It’s nine years ago now that the politically and ideologically motivated fight against homeschooling in Germany seemed to have achieved a decisive breakthrough: The German’s Highest Court turned down a constitutional appeal by homeschooling parents – most probably out of reason of state. deutsche Version
But recently serious voices in the judicial professional literature have been raised, openly criticising such a setting the course. To allege homeschoolers posed a kind of ‘danger’ hasn’t been proven, they say, the constitutional court hasn’t sounded out criticical legal questions at all.
True, the deciding chamber had formulated a far-reaching explanation. This had been designed – it seems – to put forced schooling up in concrete once and for all. As a matter of fact, by making use of a xenophobic clichee, the German High Court declared that minorities would have to be ‘integrated’ and zero-tolerance to be used against homeschoolers. Consequently German school authorities have notoriously been claiming that forced schooling was protecting the general public from ‘ideologically motivated parallel societies’.
It was as if they had been waiting for word from Karlsruhe (seat of the High Court). State servants in offices and court rooms up and down the country diligently copied that decision as grounds for their reasoning. Eventually even the last legal adviser in the most remote school authorities’ office was able to score off homeschooling parents who were insisting on their constitutional rights. Until this very day the ministries of education have been asserting self-confidently that all legal questions about the constitutionality of forced schooling have been settled.
A recent publication at a renown publishing house for law literature, however, shows that the concrete is starting to crumble: “Homeschooling – Threat or Proof of Value of the Liberal Constitutional State?” Publisher Franz Reimer, a law professor from Gießen University, calls the catchword “parallel society” a mere fighting phrase. It mistakes that basic rights are expressly designed to protect minorities. Astrid Wallrabenstein, law professor at the Goethe-University in Frankfurt/Main is of the same opinion. In her estimate the basic statement by the Constitutional Court concerning the “potential threat of homeschooling” is “unsecured and rather disputable”. She arrives at the conclusion that the decision to turn down an appeal by homeschooling parents in 2003 didn’t meet the core problem. The Constitutional Court is drawing upon “vague and unproven images of public school on the one hand and homeschooling on the other”. To her the court had “risked a somewhat unclean maneuver”.
No factual basis whatsover is underlying the resolution by the constitutional court: This is criticised by sociologist Thomas Spiegler, too, when observing that “in the debate about homeschooling again and again empirical relationships are put forward that remain without substantial proof or fall short of current scientific standards.” According to Spiegler in aforesaid publication, as there is no data “it could well be that [the above resolution] is a misjudgement.” Our state, concludes Franz Reimer about the ignorance towards legal questions as regards the constitution, “is blinding itself – it’s insulating itself against fact-finding.”

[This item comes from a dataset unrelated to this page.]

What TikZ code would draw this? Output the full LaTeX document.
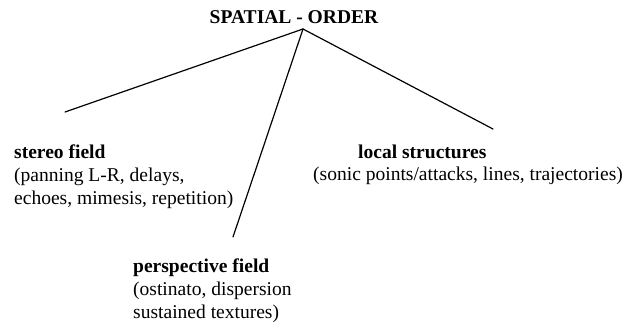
\documentclass[tikz,border=0pt]{standalone}
\usepackage{fontspec}
\setmainfont{Liberation Serif}
\usepackage{tikz}

\begin{document}
\begin{tikzpicture}[x=1bp,y=-1bp,
  lbl/.style={font=\fontsize{19.6}{23}\selectfont\rmfamily,inner sep=0pt,align=left},
  ttl/.style={font=\fontsize{19.6}{23}\selectfont\bfseries,inner sep=0pt},
  br/.style={line width=1.2pt,line cap=round},
]
\useasboundingbox (0,0) rectangle (633,324);

% ============================================================
% Root
% ============================================================
\node[ttl,anchor=base] (root) at (294,23) {SPATIAL - ORDER};
\coordinate (apex) at (303,29);

% ============================================================
% Branch ends
% ============================================================
\coordinate (stereoEnd) at (65,112);
\coordinate (perspEnd) at (233,237);
\coordinate (localEnd) at (493,129);

\draw[br] (apex) -- (stereoEnd);
\draw[br] (apex) -- (perspEnd);
\draw[br] (apex) -- (localEnd);

% ============================================================
% Leaves
% ============================================================
\node[lbl,anchor=north west] (stereo) at (14,144.3)
  {\textbf{stereo field}\\(panning L-R, delays,\\echoes, mimesis, repetition)};
\node[lbl,anchor=north west] (local) at (313,144.3)
  {\hspace*{45bp}\textbf{local structures}\\(sonic points/attacks, lines, trajectories)};
\node[lbl,anchor=north west] (persp) at (133,258.3)
  {\textbf{perspective field}\\(ostinato, dispersion\\sustained textures)};

\end{tikzpicture}
\end{document}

A whole lot of families have experienced the results of this running amok against homeschoolers in the last couple of years. Threatened by horrendous fines and the removal of parental custody because of their attitude towards forced schooling, they haven’t been able to stay in their homeland any longer. Having to escape abroad – with all the hardship such a step entails – has been the result for them. At what time the concrete front in German ministries and state offices will give way to a more reasonable stance over the promising plant of homeschooling, isn’t predictable. However, hope buds in the face of such a publication.